## begin

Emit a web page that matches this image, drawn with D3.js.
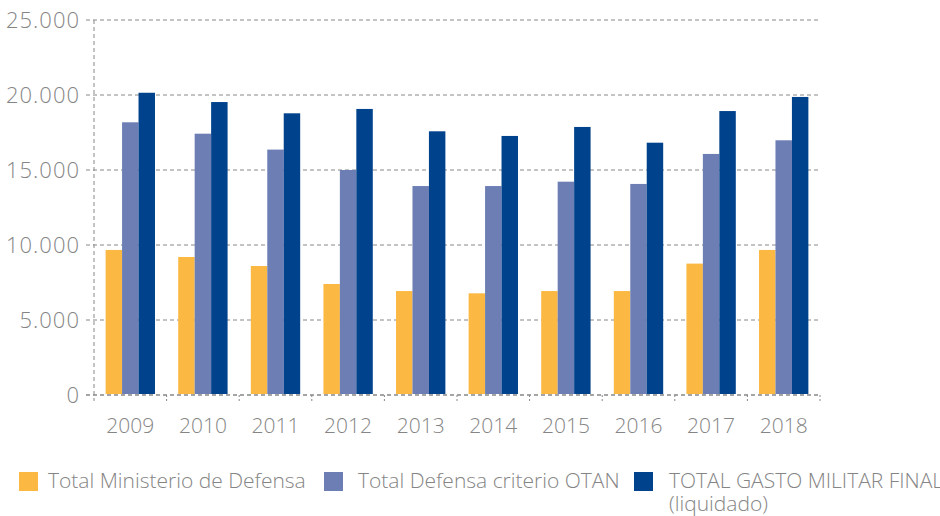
<!DOCTYPE html>
<html>
<head>
<meta charset="utf-8">
<script src="https://cdn.jsdelivr.net/npm/d3@7"></script>
<style>
  body { margin: 0; background: #fff; }
  svg text { font-family: "Open Sans", sans-serif; font-weight: 300; fill: #858585; }
</style>
</head>
<body>
<div id="chart"></div>
<script>
const years = ["2009", "2010", "2011", "2012", "2013", "2014", "2015", "2016", "2017", "2018"];
const seriesNames = ["Total Ministerio de Defensa", "Total Defensa criterio OTAN", "TOTAL GASTO MILITAR FINAL (liquidado)"];
const ministerio = [9670, 9200, 8600, 7400, 6930, 6780, 6930, 6930, 8760, 9670];
const otan = [18180, 17420, 16360, 15000, 13930, 13930, 14220, 14070, 16070, 16980];
const totalFinal = [20150, 19530, 18780, 19070, 17580, 17270, 17870, 16820, 18930, 19870];
const yTicks = [0, 5000, 10000, 15000, 20000, 25000];
const colors = ["#fbb944", "#6c7eb4", "#00438c"];

const width = 940, height = 516;
const margin = { top: 20, right: 120, bottom: 121, left: 94 };

const svg = d3.select("#chart").append("svg")
    .attr("width", width).attr("height", height);

const x = d3.scaleBand()
    .domain(years)
    .range([margin.left, width - margin.right])
    .paddingInner(0.32)
    .paddingOuter(0.16);

const series = [ministerio, otan, totalFinal];
const xInner = d3.scaleBand()
    .domain(d3.range(series.length))
    .range([0, x.bandwidth()]);

const y = d3.scaleLinear()
    .domain([0, 25000])
    .range([height - margin.bottom, margin.top]);

const fmt = d => d3.format(",")(d).replace(/,/g, ".");

// horizontal grid lines
svg.append("g")
    .selectAll("line")
    .data(yTicks.filter(d => d > 0))
    .join("line")
    .attr("x1", margin.left - 8)
    .attr("x2", width - margin.right)
    .attr("y1", d => y(d))
    .attr("y2", d => y(d))
    .attr("stroke", "#888")
    .attr("stroke-width", 1)
    .attr("stroke-dasharray", "4,3");

// y labels
svg.append("g")
    .selectAll("text")
    .data(yTicks)
    .join("text")
    .attr("x", margin.left - 14)
    .attr("y", d => y(d))
    .attr("dy", "0.36em")
    .attr("text-anchor", "end")
    .style("font-size", "22px")
    .style("letter-spacing", "1px")
    .text(d => fmt(d));

// bars
const groups = svg.append("g")
    .selectAll("g")
    .data(years)
    .join("g")
    .attr("transform", d => `translate(${x(d)},0)`);

groups.selectAll("rect")
    .data((d, i) => series.map((s, k) => ({ k, v: s[i] })))
    .join("rect")
    .attr("x", d => xInner(d.k))
    .attr("y", d => y(d.v))
    .attr("width", xInner.bandwidth())
    .attr("height", d => y(0) - y(d.v) - 1)
    .attr("fill", d => colors[d.k]);

// axes (dashed)
const axisColor = "#888";
svg.append("line")
    .attr("x1", margin.left).attr("x2", margin.left)
    .attr("y1", margin.top).attr("y2", y(0) + 6)
    .attr("stroke", axisColor).attr("stroke-dasharray", "4,3");

svg.append("line")
    .attr("x1", margin.left - 8).attr("x2", width - margin.right)
    .attr("y1", y(0)).attr("y2", y(0))
    .attr("stroke", axisColor).attr("stroke-width", 1.5).attr("stroke-dasharray", "4,3");

const step = x.step();
const boundaries = years.map(d => x(d) + x.bandwidth() + (step - x.bandwidth()) / 2);
svg.append("g")
    .selectAll("line")
    .data(boundaries)
    .join("line")
    .attr("x1", d => d).attr("x2", d => d)
    .attr("y1", y(0)).attr("y2", y(0) + 7)
    .attr("stroke", axisColor).attr("stroke-dasharray", "2,2");

// x labels
svg.append("g")
    .selectAll("text")
    .data(years)
    .join("text")
    .attr("x", d => x(d) + x.bandwidth() / 2)
    .attr("y", 433)
    .attr("text-anchor", "middle")
    .style("font-size", "21px")
    .text(d => d);

// legend
const legendX = [19, 324, 634];
const legendTextX = [29, 34, 35];
const legend = svg.append("g")
    .selectAll("g")
    .data(seriesNames)
    .join("g")
    .attr("transform", (d, i) => `translate(${legendX[i]},472)`);

legend.append("rect")
    .attr("width", 19).attr("height", 19)
    .attr("fill", (d, i) => colors[i]);

legend.append("text")
    .attr("x", (d, i) => legendTextX[i])
    .attr("y", 16)
    .style("font-size", "21px")
    .each(function(d, i) {
        const t = d3.select(this);
        const parts = d.split(" (");
        t.append("tspan").text(parts[0]);
        if (parts[1]) {
            t.append("tspan").attr("x", legendTextX[i]).attr("dy", "1.1em").text("(" + parts[1]);
        }
    });
</script>
</body>
</html>
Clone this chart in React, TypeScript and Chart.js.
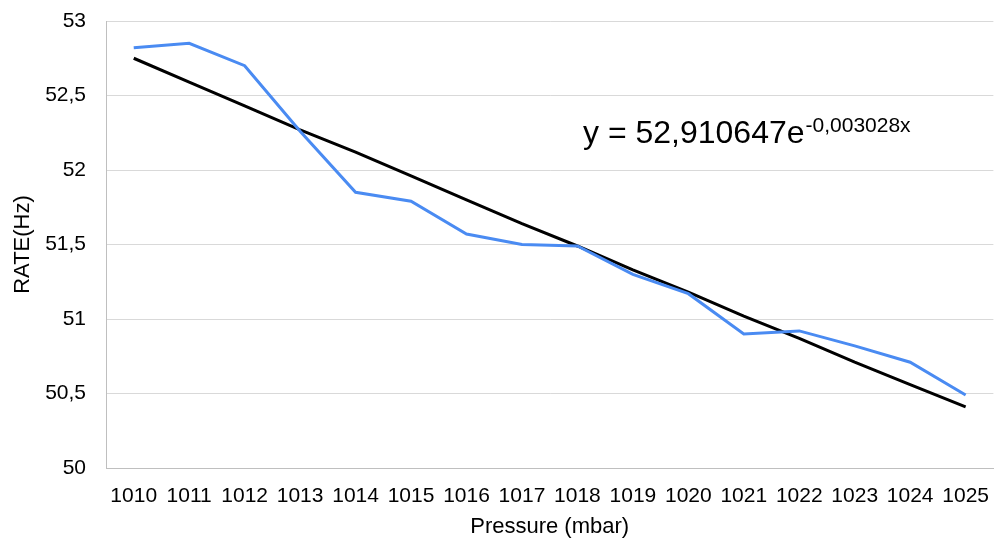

## end

Stated problem. Write every record out again exactly; no pictures belong in the copy.

Result for this exercise.
Emit a web page that matches this image, drawn with D3.js.
<!DOCTYPE html>
<html>
<head>
<meta charset="utf-8">
<script src="https://cdn.jsdelivr.net/npm/d3@7"></script>
<style>
  body { margin: 0; background: #fff; }
  svg text { font-family: "Open Sans", sans-serif; font-weight: 300; fill: #858585; }
</style>
</head>
<body>
<div id="chart"></div>
<script>
const years = ["2009", "2010", "2011", "2012", "2013", "2014", "2015", "2016", "2017", "2018"];
const seriesNames = ["Total Ministerio de Defensa", "Total Defensa criterio OTAN", "TOTAL GASTO MILITAR FINAL (liquidado)"];
const ministerio = [9670, 9200, 8600, 7400, 6930, 6780, 6930, 6930, 8760, 9670];
const otan = [18180, 17420, 16360, 15000, 13930, 13930, 14220, 14070, 16070, 16980];
const totalFinal = [20150, 19530, 18780, 19070, 17580, 17270, 17870, 16820, 18930, 19870];
const yTicks = [0, 5000, 10000, 15000, 20000, 25000];
const colors = ["#fbb944", "#6c7eb4", "#00438c"];

const width = 940, height = 516;
const margin = { top: 20, right: 120, bottom: 121, left: 94 };

const svg = d3.select("#chart").append("svg")
    .attr("width", width).attr("height", height);

const x = d3.scaleBand()
    .domain(years)
    .range([margin.left, width - margin.right])
    .paddingInner(0.32)
    .paddingOuter(0.16);

const series = [ministerio, otan, totalFinal];
const xInner = d3.scaleBand()
    .domain(d3.range(series.length))
    .range([0, x.bandwidth()]);

const y = d3.scaleLinear()
    .domain([0, 25000])
    .range([height - margin.bottom, margin.top]);

const fmt = d => d3.format(",")(d).replace(/,/g, ".");

// horizontal grid lines
svg.append("g")
    .selectAll("line")
    .data(yTicks.filter(d => d > 0))
    .join("line")
    .attr("x1", margin.left - 8)
    .attr("x2", width - margin.right)
    .attr("y1", d => y(d))
    .attr("y2", d => y(d))
    .attr("stroke", "#888")
    .attr("stroke-width", 1)
    .attr("stroke-dasharray", "4,3");

// y labels
svg.append("g")
    .selectAll("text")
    .data(yTicks)
    .join("text")
    .attr("x", margin.left - 14)
    .attr("y", d => y(d))
    .attr("dy", "0.36em")
    .attr("text-anchor", "end")
    .style("font-size", "22px")
    .style("letter-spacing", "1px")
    .text(d => fmt(d));

// bars
const groups = svg.append("g")
    .selectAll("g")
    .data(years)
    .join("g")
    .attr("transform", d => `translate(${x(d)},0)`);

groups.selectAll("rect")
    .data((d, i) => series.map((s, k) => ({ k, v: s[i] })))
    .join("rect")
    .attr("x", d => xInner(d.k))
    .attr("y", d => y(d.v))
    .attr("width", xInner.bandwidth())
    .attr("height", d => y(0) - y(d.v) - 1)
    .attr("fill", d => colors[d.k]);

// axes (dashed)
const axisColor = "#888";
svg.append("line")
    .attr("x1", margin.left).attr("x2", margin.left)
    .attr("y1", margin.top).attr("y2", y(0) + 6)
    .attr("stroke", axisColor).attr("stroke-dasharray", "4,3");

svg.append("line")
    .attr("x1", margin.left - 8).attr("x2", width - margin.right)
    .attr("y1", y(0)).attr("y2", y(0))
    .attr("stroke", axisColor).attr("stroke-width", 1.5).attr("stroke-dasharray", "4,3");

const step = x.step();
const boundaries = years.map(d => x(d) + x.bandwidth() + (step - x.bandwidth()) / 2);
svg.append("g")
    .selectAll("line")
    .data(boundaries)
    .join("line")
    .attr("x1", d => d).attr("x2", d => d)
    .attr("y1", y(0)).attr("y2", y(0) + 7)
    .attr("stroke", axisColor).attr("stroke-dasharray", "2,2");

// x labels
svg.append("g")
    .selectAll("text")
    .data(years)
    .join("text")
    .attr("x", d => x(d) + x.bandwidth() / 2)
    .attr("y", 433)
    .attr("text-anchor", "middle")
    .style("font-size", "21px")
    .text(d => d);

// legend
const legendX = [19, 324, 634];
const legendTextX = [29, 34, 35];
const legend = svg.append("g")
    .selectAll("g")
    .data(seriesNames)
    .join("g")
    .attr("transform", (d, i) => `translate(${legendX[i]},472)`);

legend.append("rect")
    .attr("width", 19).attr("height", 19)
    .attr("fill", (d, i) => colors[i]);

legend.append("text")
    .attr("x", (d, i) => legendTextX[i])
    .attr("y", 16)
    .style("font-size", "21px")
    .each(function(d, i) {
        const t = d3.select(this);
        const parts = d.split(" (");
        t.append("tspan").text(parts[0]);
        if (parts[1]) {
            t.append("tspan").attr("x", legendTextX[i]).attr("dy", "1.1em").text("(" + parts[1]);
        }
    });
</script>
</body>
</html>
Clone this chart in React, TypeScript and Chart.js.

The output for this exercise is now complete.